Understanding Cone Penetration Test Data
The CPT involves pushing a cone-shaped probe into the ground at a constant rate. It measures parameters such as cone resistance (qc), sleeve friction (fs), and pore pressure (u2). These measurements help determine soil properties and behavior under stress.
Evaluating Liquefaction Potential
Data from CPT can be used to assess liquefaction potential by comparing measured parameters with empirical correlations. High cone resistance and low sleeve friction often indicate dense, non-liquefiable soils, while low cone resistance suggests loose, susceptible soils.

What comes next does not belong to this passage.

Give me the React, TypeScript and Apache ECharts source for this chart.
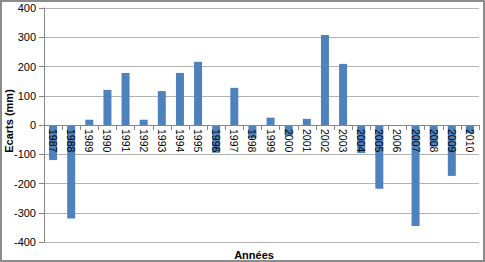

Additionally, pore pressure measurements during CPT can reveal excess pore pressures that develop during shaking. Elevated pore pressures are a sign of potential liquefaction in loose, saturated soils.
Key Indicators and Criteria
- Cone Resistance (qc): Low values (< 1 MPa) indicate loose soils prone to liquefaction.
- Sleeve Friction (fs): Low friction suggests less dense soils.
- Pore Pressure (u2): High excess pore pressures during testing point to susceptibility.
- Normalized Parameters: Using normalized cone resistance and other parameters improves assessment accuracy.
Application in Seismic Risk Management
Engineers utilize CPT data to identify areas at high risk of liquefaction. This information guides decisions on foundation design, ground improvement, and land use planning to mitigate seismic hazards.